Problem requirements
Beneath this line are entries. Copy the range from the line with "Reproduce this chart with Apache ECharts." to the line with "const yStep = 100000;", ends included, exactly; leave pictures out.
───
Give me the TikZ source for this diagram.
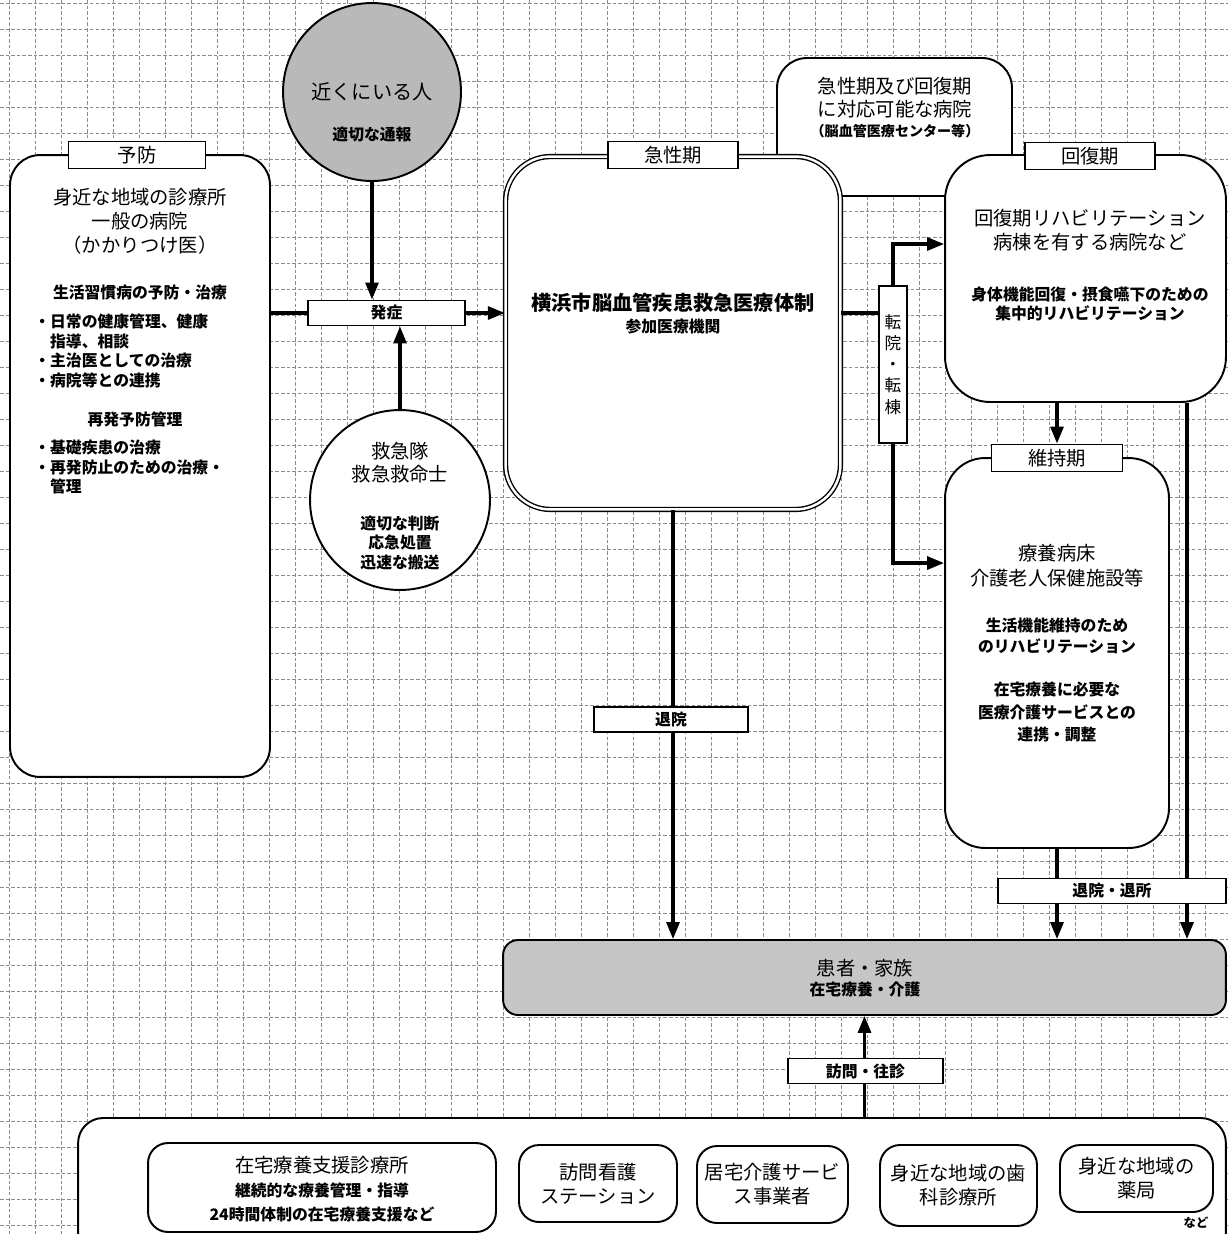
\documentclass[tikz,border=0pt]{standalone}
\usepackage{fontspec}
\setmainfont{Noto Sans CJK JP}
\usetikzlibrary{arrows.meta}

\begin{document}
\begin{tikzpicture}[
    x=0.02cm, y=-0.02cm,
    every node/.style={align=center, inner sep=0pt},
    gridline/.style={black!45, line width=0.4pt, dash pattern=on 2pt off 1.2pt},
    bigtext/.style={font=\fontsize{11}{13.7}\selectfont},
    smalltext/.style={font=\bfseries\fontsize{9}{11.3}\selectfont},
    box/.style={draw, line width=1.1pt, fill=white, rounded corners=#1},
    box/.default=6mm,
    stagelabel/.style={draw, line width=1.1pt, fill=white,
    minimum width=2.6cm, minimum height=0.54cm,
    font=\fontsize{11}{13}\selectfont},
    flowlabel/.style={draw, line width=1.1pt, fill=white,
    minimum height=0.5cm, font=\bfseries\fontsize{9}{11}\selectfont},
    flow/.style={line width=1.8pt, -{Triangle[length=3.4mm,width=2.6mm]}},
    link/.style={line width=1.8pt}
  ]
  \path[use as bounding box, fill=white] (0,0) rectangle (1228,1234);
  % background grid
  \foreach \gx in {9,35,...,1231}
    \draw[gridline] (\gx,0) -- (\gx,1234);
  \foreach \gy in {3,29,...,1237}
    \draw[gridline] (0,\gy) -- (1228,\gy);

  % prevention
  \node[box=6mm, minimum width=5.2cm, minimum height=12.44cm] (yobo) at (140,466) {};
  \node[stagelabel, minimum width=2.74cm] (yobolbl) at (137,155) {予防};
  \node[bigtext] (yobotxt) at (140,221)
  {身近な地域の診療所\\一般の病院\\（かかりつけ医）};
  \node[smalltext] (yobosub) at (140,293) {生活習慣病の予防・治療};
  \node[smalltext, align=left, anchor=west] (yobolist) at (34,351)
  {・日常の健康管理、健康\\\phantom{・}指導、相談\\・主治医としての治療\\・病院等との連携};
  \node[smalltext] (saihatsu) at (135,419) {再発予防管理};
  \node[smalltext, align=left, anchor=west] (saihatsulist) at (34,467)
  {・基礎疾患の治療\\・再発防止のための治療・\\\phantom{・}管理};

  % acute and recovery hospital (behind)
  \node[box=6mm, minimum width=4.7cm, minimum height=2.76cm] (taiou) at (894.5,127) {};
  \node[bigtext, font=\fontsize{11}{13.2}\selectfont] (taioutxt) at (895,98)
  {急性期及び回復期\\に対応可能な病院};
  \node[font=\bfseries\fontsize{8}{10}\selectfont] (taiousub) at (895,131)
  {（脳血管医療センター等）};

  % people nearby
  \node[draw, circle, line width=1.1pt, fill=gray!55, minimum size=3.56cm] (chikaku) at (372,92) {};
  \node[bigtext, font=\fontsize{11.5}{14}\selectfont] (chikakutxt) at (372,92) {近くにいる人};
  \node[smalltext] (tsuho) at (372,135) {適切な通報};

  % onset
  \node[flowlabel, minimum width=3.14cm] (hassho) at (386.5,313) {発症};

  % ambulance
  \node[draw, circle, line width=1.1pt, fill=white, minimum size=3.6cm] (kyukyu) at (400,500) {};
  \node[bigtext, font=\fontsize{11}{13}\selectfont] (kyukyutxt) at (400,463) {救急隊\\救急救命士};
  \node[smalltext] (kyukyusub) at (400,543) {適切な判断\\応急処置\\迅速な搬送};

  % acute phase
  \node[draw, double, double distance=1.4pt, line width=0.8pt, fill=white,
  rounded corners=9mm, minimum width=6.7cm, minimum height=7.06cm] (kyusei) at (673,333) {};
  \node[stagelabel] (kyuseilbl) at (673,155) {急性期};
  \node[font=\bfseries\fontsize{11.5}{14}\selectfont] (kyuseitxt) at (673,303)
  {横浜市脳血管疾患救急医療体制};
  \node[smalltext] (kyuseisub) at (673,327) {参加医療機関};

  % recovery phase
  \node[box=9mm, minimum width=5.62cm, minimum height=4.94cm] (kaifuku) at (1085.5,278.5) {};
  \node[stagelabel] (kaifukulbl) at (1090,156) {回復期};
  \node[bigtext, font=\fontsize{11}{14}\selectfont] (kaifukutxt) at (1090,230)
  {回復期リハビリテーション\\病棟を有する病院など};
  \node[smalltext] (kaifukusub) at (1090,304)
  {身体機能回復・摂食嚥下のための\\集中的リハビリテーション};

  % maintenance phase
  \node[box=8mm, minimum width=4.48cm, minimum height=7.8cm] (iji) at (1057,653) {};
  \node[stagelabel, minimum width=2.62cm] (ijilbl) at (1057,458) {維持期};
  \node[bigtext, font=\fontsize{11}{14.2}\selectfont] (ijitxt) at (1057,565.5)
  {療養病床\\介護老人保健施設等};
  \node[smalltext, font=\bfseries\fontsize{9}{12.2}\selectfont] (ijisub) at (1057,636)
  {生活機能維持のため\\のリハビリテーション};
  \node[smalltext, font=\bfseries\fontsize{9}{12.8}\selectfont] (ijirenkei) at (1057,712)
  {在宅療養に必要な\\医療介護サービスとの\\連携・調整};

  % transfer
  \node[flowlabel, minimum width=0.56cm, minimum height=3.14cm,
  font=\fontsize{9.5}{12}\selectfont] (tenin) at (893,364.5) {転\\院\\・\\転\\棟};

  % patient and family
  \node[box=3mm, fill=gray!45, minimum width=14.46cm, minimum height=1.5cm] (kanja) at (864.5,977.5) {};
  \node[bigtext] (kanjatxt) at (865,968) {患者・家族};
  \node[smalltext] (kanjasub) at (865,989) {在宅療養・介護};

  % community services
  \node[box=5mm, minimum width=22.96cm, minimum height=3.2cm] (chiiki) at (652,1198) {};
  \node[box=4mm, minimum width=6.96cm, minimum height=1.78cm] (shien) at (322,1187.5) {};
  \node[bigtext] (shientxt) at (322,1165) {在宅療養支援診療所};
  \node[smalltext, font=\bfseries\fontsize{9}{13.6}\selectfont] (shiensub) at (322,1202)
  {継続的な療養管理・指導\\24時間体制の在宅療養支援など};
  \node[box=4mm, minimum width=3.16cm, minimum height=1.54cm, bigtext] (kango) at (598,1183.5)
  {訪問看護\\ステーション};
  \node[box=4mm, minimum width=3.02cm, minimum height=1.54cm, bigtext] (kyotaku) at (772.5,1184.5)
  {居宅介護サービ\\ス事業者};
  \node[box=4mm, minimum width=3.14cm, minimum height=1.62cm, bigtext] (shika) at (958.5,1185.5)
  {身近な地域の歯\\科診療所};
  \node[box=4mm, minimum width=3.06cm, minimum height=1.34cm, bigtext] (yakkyoku) at (1136.5,1178.5)
  {身近な地域の\\薬局};
  \node[font=\bfseries\fontsize{7}{8}\selectfont] (nado) at (1196,1223) {など};

  % connectors
  \draw[flow] (chikaku.south) -- (chikaku.south |- hassho.north);
  \draw[flow] (kyukyu.north) -- (kyukyu.north |- hassho.south);
  \draw[link] (yobo.east |- hassho.west) -- (hassho.west);
  \draw[flow] (hassho.east) -- (kyusei.west |- hassho.east);
  \draw[link] (kyusei.east |- hassho.east) -- (tenin.west |- hassho.east);
  \draw[flow] (tenin.north) |- ([yshift=0.69cm]kaifuku.west);
  \draw[flow] (tenin.south) |- ([yshift=1.8cm]iji.west);
  \draw[flow] (ijilbl.north |- kaifuku.south) -- (ijilbl.north);
  \coordinate (kaifukuR) at ([xshift=2.03cm]kaifuku.south);
  \draw[flow] (kaifukuR) -- (kaifukuR |- kanja.north);
  \draw[flow] (iji.south) -- (iji.south |- kanja.north);
  \draw[flow] (kyusei.south) -- (kyusei.south |- kanja.north);
  \draw[flow] (kanja.south |- chiiki.north) -- (kanja.south);

  % labels on the connectors
  \node[flowlabel, minimum width=3.08cm] (taiin) at (671,719.5) {退院};
  \node[flowlabel, minimum width=4.56cm] (taisho) at (1112,891) {退院・退所};
  \node[flowlabel, minimum width=3.1cm] (oushin) at (865.5,1071) {訪問・往診};
\end{tikzpicture}
\end{document}
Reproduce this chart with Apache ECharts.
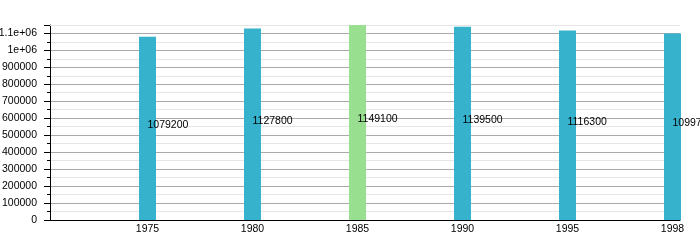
<!DOCTYPE html>
<html><head><meta charset="utf-8">
<script src="https://cdn.jsdelivr.net/npm/echarts@6/dist/echarts.min.js"></script>
<style>html,body{margin:0;padding:0;background:#fff}#c{width:700px;height:250px}</style>
</head><body><div id="c"></div>
<script>
const years = ['1975','1980','1985','1990','1995','1998'];
const values = [1079200, 1127800, 1149100, 1139500, 1116300, 1099700];
const highlightYear = '1985';
const yMax = 1149100;
const yStep = 100000;

const teal = '#36b2cc', green = '#98e08f';
const font = 'Arial, "Liberation Sans", sans-serif';
const chart = echarts.init(document.getElementById('c'), null, {renderer:'canvas'});
function fmtY(v){
  if (v % yStep !== 0) return '';
  if (v >= 1e6) return (v/1e6) + 'e+06';
  return String(v);
}
const splitColors = [];
for (let v = 0; v <= yMax; v += yStep) splitColors.push('#aaaaaa');
splitColors.push('#e6e6e6');
chart.setOption({
  animation:false,
  grid:[
    {left:50, width:630, top:25, height:195, outerBoundsMode:'none', containLabel:false},
    {left:95, width:630, top:25, height:195, outerBoundsMode:'none', containLabel:false}
  ],
  xAxis:[
    {type:'category', gridIndex:0, data:years, boundaryGap:true,
     axisLine:{show:true, lineStyle:{color:'#000', width:1}}, axisTick:{show:false}, axisLabel:{show:false}, splitLine:{show:false}},
    {type:'category', gridIndex:0, position:'top', data:years,
     axisLine:{show:true, lineStyle:{color:'#e6e6e6', width:1}}, axisTick:{show:false}, axisLabel:{show:false}},
    {type:'category', gridIndex:1, data:years, boundaryGap:true,
     axisLine:{show:false}, axisTick:{show:false},
     axisLabel:{color:'#000', fontSize:10.5, fontFamily:font, margin:4}}
  ],
  yAxis:[
    {type:'value', gridIndex:0, min:0, max:yMax, interval:yStep,
     axisLine:{show:true, lineStyle:{color:'#000', width:1}},
     axisTick:{show:true, length:6, lineStyle:{color:'#000'}},
     minorTick:{show:true, splitNumber:2, length:3, lineStyle:{color:'#000'}},
     axisLabel:{color:'#000', fontSize:10.5, fontFamily:font, margin:13, formatter:fmtY, showMaxLabel:true},
     splitLine:{show:true, lineStyle:{color:splitColors, width:1}},
     minorSplitLine:{show:true, lineStyle:{color:'#e6e6e6', width:1}}},
    {type:'value', gridIndex:1, min:0, max:yMax, show:false, splitLine:{show:false}}
  ],
  series:[{
    type:'bar', xAxisIndex:2, yAxisIndex:1, barWidth:17, clip:false,
    data: values.map((v,i)=>({value:v, itemStyle:{color: years[i]===highlightYear ? green : teal}})),
    label:{show:true, position:['50%','50%'], align:'left', verticalAlign:'middle', offset:[0,-3.5],
      color:'#000', fontSize:10.5, fontFamily:font}
  }]
});
</script></body></html>
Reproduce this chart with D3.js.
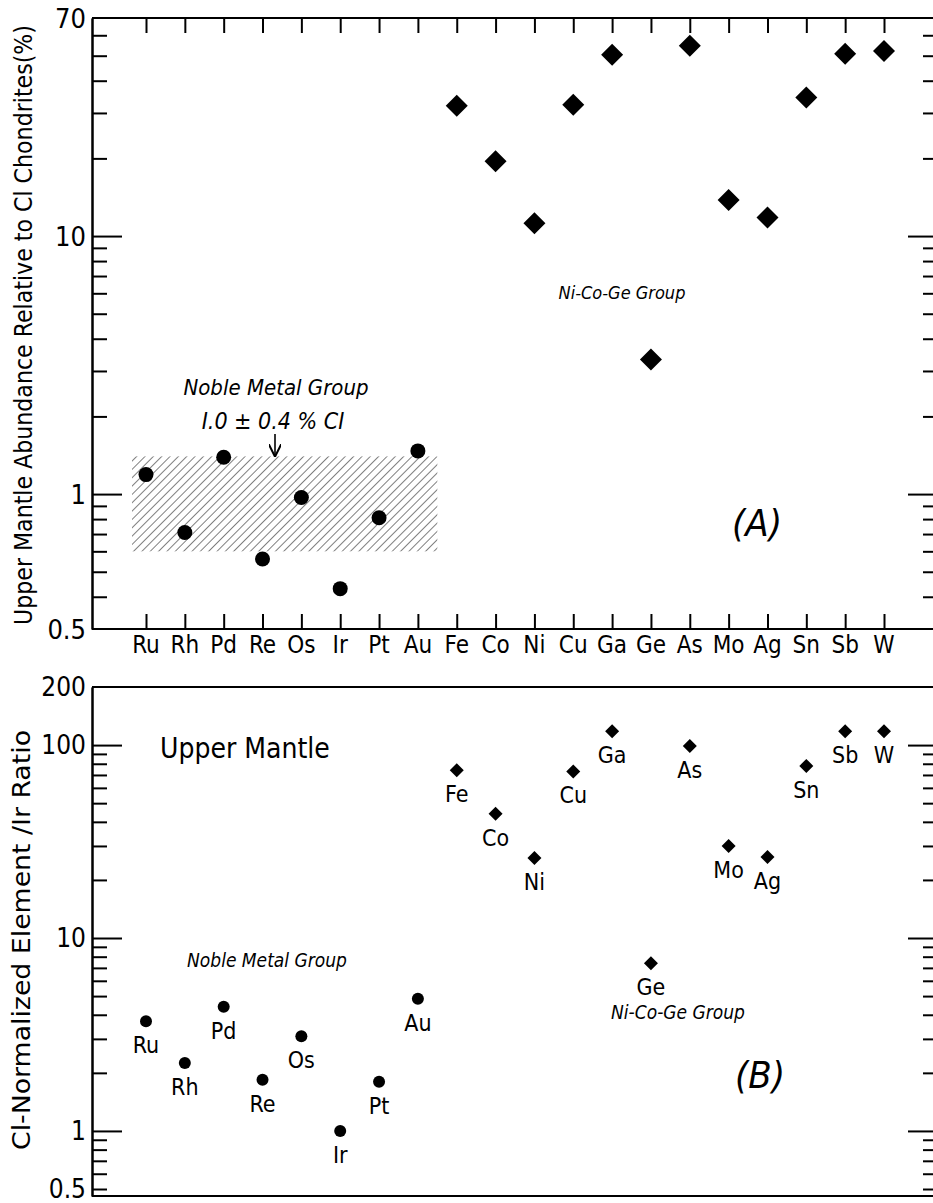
<!DOCTYPE html>
<html><head><meta charset="utf-8">
<script src="https://cdn.jsdelivr.net/npm/d3@7"></script>
<style>body{margin:0;background:#fff} svg{display:block}</style>
</head><body><svg id="c" width="933" height="1203"></svg>
<script>
// ---------- data ----------
const elements = ["Ru","Rh","Pd","Re","Os","Ir","Pt","Au","Fe","Co","Ni","Cu","Ga","Ge","As","Mo","Ag","Sn","Sb","W"];
const nobleMetals = ["Ru","Rh","Pd","Re","Os","Ir","Pt","Au"];
const nobleAbundance = [1.19,0.71,1.39,0.56,0.97,0.43,0.81,1.47];
const niCoGe = ["Fe","Co","Ni","Cu","Ga","Ge","As","Mo","Ag","Sn","Sb","W"];
const niCoGeAbundance = [32,19.5,11.2,32.3,50.4,3.32,54.6,13.8,11.8,34.4,50.9,52.2];
const nobleIrRatio = [3.7,2.25,4.4,1.84,3.1,1.0,1.8,4.85];
const niCoGeIrRatio = [74,44,26,73,118,7.4,99,30,26.3,78,118,118];
const nobleBand = [0.6,1.4];
const yAMajor = [10,1];
const yAMinor = [60,50,40,30,20,9,8,7,6,5,4,3,2,0.9,0.8,0.7,0.6,0.5,0.4];
const yALabelText = ["70","10","1","0.5"];
const yBMajor = [100,10,1];
const yBMinor = [90,80,70,60,50,40,30,20,9,8,7,6,5,4,3,2,0.9,0.8,0.7,0.6,0.5];
const yBLabelText = ["200","100","10","1","0.5"];

// ---------- layout ----------
const FONT = '"DejaVu Sans Condensed","DejaVu Sans",sans-serif';
const svg = d3.select("#c");
const L = 92, R = 938;
const x = d3.scalePoint().domain(elements).range([146,884]);
const yA = d3.scaleLog().domain([0.3,70]).range([629,18]);
const yB = d3.scaleLog().domain([0.46,200]).range([1196,687]);
const yALabelVals = [70,10,1,yA.domain()[0]];
const yBLabelVals = [200,100,10,1,0.5];

// hatch pattern
const defs = svg.append("defs");
const pat = defs.append("pattern").attr("id","hatch").attr("patternUnits","userSpaceOnUse")
  .attr("width",5.9).attr("height",5.9).attr("patternTransform","rotate(45)");
pat.append("line").attr("x1",0).attr("y1",0).attr("x2",0).attr("y2",5.9)
  .attr("stroke","#000").attr("stroke-width",1);
defs.append("marker").attr("id","arr").attr("viewBox","0 0 10 10").attr("refX",9).attr("refY",5)
  .attr("markerWidth",8).attr("markerHeight",8).attr("orient","auto")
  .append("path").attr("d","M0,0 L10,5 L0,10").attr("fill","none").attr("stroke","#000").attr("stroke-width",1.6);

function styleAxis(g){
  g.selectAll("path.domain").attr("stroke","#000").attr("stroke-width",2);
  g.selectAll(".tick line").attr("stroke","#000").attr("stroke-width",2);
  g.selectAll(".tick text").remove();
}
function yAxes(y, major, minor, top, bottom){
  [[d3.axisLeft, L],[d3.axisRight, R]].forEach(([ax,pos])=>{
    svg.append("g").attr("transform",`translate(${pos},0)`)
      .call(ax(y).tickValues(minor).tickSize(-15).tickSizeOuter(0).tickFormat(""))
      .call(styleAxis);
    svg.append("g").attr("transform",`translate(${pos},0)`)
      .call(ax(y).tickValues(major).tickSize(-30).tickSizeOuter(0).tickFormat(""))
      .call(styleAxis);
  });
  svg.append("line").attr("x1",L).attr("x2",R).attr("y1",top).attr("y2",top).attr("stroke","#000").attr("stroke-width",2);
  svg.append("line").attr("x1",L).attr("x2",R).attr("y1",bottom).attr("y2",bottom).attr("stroke","#000").attr("stroke-width",2);
}

// ---------- Panel A ----------
yAxes(yA, yAMajor, yAMinor, 18, 629);
svg.append("g").attr("transform","translate(0,18)")
  .call(d3.axisTop(x).tickSize(-15).tickSizeOuter(0)).call(styleAxis)
  .select("path.domain").remove();
svg.append("g").attr("transform","translate(0,629)")
  .call(d3.axisBottom(x).tickSize(-15).tickSizeOuter(0)).call(styleAxis)
  .select("path.domain").remove();

svg.append("g").selectAll("text").data(yALabelVals).join("text")
  .attr("x",86).attr("y",d=>yA(d)).attr("dy","0.36em").attr("text-anchor","end")
  .attr("font-family",FONT).attr("font-size",27).text((d,i)=>yALabelText[i]);
svg.append("g").selectAll("text").data(elements).join("text")
  .attr("x",d=>x(d)).attr("y",653).attr("text-anchor","middle")
  .attr("font-family",FONT).attr("font-size",24).text(d=>d);

const step = x.step();
svg.append("rect").attr("x",x("Ru")-0.36*step).attr("width",x("Au")-x("Ru")+0.86*step)
  .attr("y",yA(nobleBand[1])).attr("height",yA(nobleBand[0])-yA(nobleBand[1]))
  .attr("fill","url(#hatch)");

svg.append("g").selectAll("circle").data(nobleMetals).join("circle")
  .attr("cx",d=>x(d)).attr("cy",(d,i)=>yA(nobleAbundance[i])).attr("r",7.5).attr("fill","#000");
const dA = 11;
svg.append("g").selectAll("path").data(niCoGe).join("path")
  .attr("transform",(d,i)=>`translate(${x(d)},${yA(niCoGeAbundance[i])})`)
  .attr("d",`M0,${-dA}L${dA},0L0,${dA}L${-dA},0Z`).attr("fill","#000");

svg.append("text").attr("x",276).attr("y",395).attr("text-anchor","middle")
  .attr("font-family",FONT).attr("font-style","italic").attr("font-size",22).text("Noble Metal Group");
svg.append("text").attr("x",273).attr("y",429).attr("text-anchor","middle")
  .attr("font-family",FONT).attr("font-style","italic").attr("font-size",23).text("I.0 ± 0.4 % CI");
svg.append("line").attr("x1",275).attr("x2",275).attr("y1",434).attr("y2",yA(nobleBand[1])-1)
  .attr("stroke","#000").attr("stroke-width",1.6).attr("marker-end","url(#arr)");
svg.append("text").attr("x",622).attr("y",299).attr("text-anchor","middle")
  .attr("font-family",FONT).attr("font-style","italic").attr("font-size",18).text("Ni-Co-Ge Group");
svg.append("text").attr("x",757).attr("y",536).attr("text-anchor","middle")
  .attr("font-family",FONT).attr("font-style","italic").attr("font-size",38).attr("font-weight",200).text("(A)");
svg.append("text").attr("transform","translate(32,325) rotate(-90)").attr("text-anchor","middle")
  .attr("font-family",FONT).attr("font-size",25).attr("textLength",600).attr("lengthAdjust","spacingAndGlyphs")
  .text("Upper Mantle Abundance Relative to Cl Chondrites(%)");

// ---------- Panel B ----------
yAxes(yB, yBMajor, yBMinor, 687, 1196);
svg.append("g").selectAll("text").data(yBLabelVals).join("text")
  .attr("x",86).attr("y",d=>yB(d)).attr("dy","0.33em").attr("text-anchor","end")
  .attr("font-family",FONT).attr("font-size",26).text((d,i)=>yBLabelText[i]);

svg.append("g").selectAll("circle").data(nobleMetals).join("circle")
  .attr("cx",d=>x(d)).attr("cy",(d,i)=>yB(nobleIrRatio[i])).attr("r",6).attr("fill","#000");
const dB = 7;
svg.append("g").selectAll("path").data(niCoGe).join("path")
  .attr("transform",(d,i)=>`translate(${x(d)},${yB(niCoGeIrRatio[i])})`)
  .attr("d",`M0,${-dB}L${dB},0L0,${dB}L${-dB},0Z`).attr("fill","#000");
const allB = nobleMetals.map((e,i)=>({e,v:nobleIrRatio[i]})).concat(niCoGe.map((e,i)=>({e,v:niCoGeIrRatio[i]})));
svg.append("g").selectAll("text").data(allB).join("text")
  .attr("x",d=>x(d.e)).attr("y",d=>yB(d.v)+32).attr("text-anchor","middle")
  .attr("font-family",FONT).attr("font-size",23).text(d=>d.e);

svg.append("text").attr("x",160).attr("y",758)
  .attr("font-family",FONT).attr("font-size",28).text("Upper Mantle");
svg.append("text").attr("x",267).attr("y",967).attr("text-anchor","middle")
  .attr("font-family",FONT).attr("font-style","italic").attr("font-size",19).text("Noble Metal Group");
svg.append("text").attr("x",678).attr("y",1019).attr("text-anchor","middle")
  .attr("font-family",FONT).attr("font-style","italic").attr("font-size",19).text("Ni-Co-Ge Group");
svg.append("text").attr("x",760).attr("y",1088).attr("text-anchor","middle")
  .attr("font-family",FONT).attr("font-style","italic").attr("font-size",38).attr("font-weight",200).text("(B)");
svg.append("text").attr("transform","translate(30,940) rotate(-90)").attr("text-anchor","middle")
  .attr("font-family",FONT).attr("font-size",24).attr("textLength",420).attr("lengthAdjust","spacingAndGlyphs")
  .text("Cl-Normalized Element /Ir Ratio");
</script></body></html>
───
Full answer
Reproduce this chart with Apache ECharts.
<!DOCTYPE html>
<html><head><meta charset="utf-8">
<script src="https://cdn.jsdelivr.net/npm/echarts@6/dist/echarts.min.js"></script>
<style>html,body{margin:0;padding:0;background:#fff}#c{width:700px;height:250px}</style>
</head><body><div id="c"></div>
<script>
const years = ['1975','1980','1985','1990','1995','1998'];
const values = [1079200, 1127800, 1149100, 1139500, 1116300, 1099700];
const highlightYear = '1985';
const yMax = 1149100;
const yStep = 100000;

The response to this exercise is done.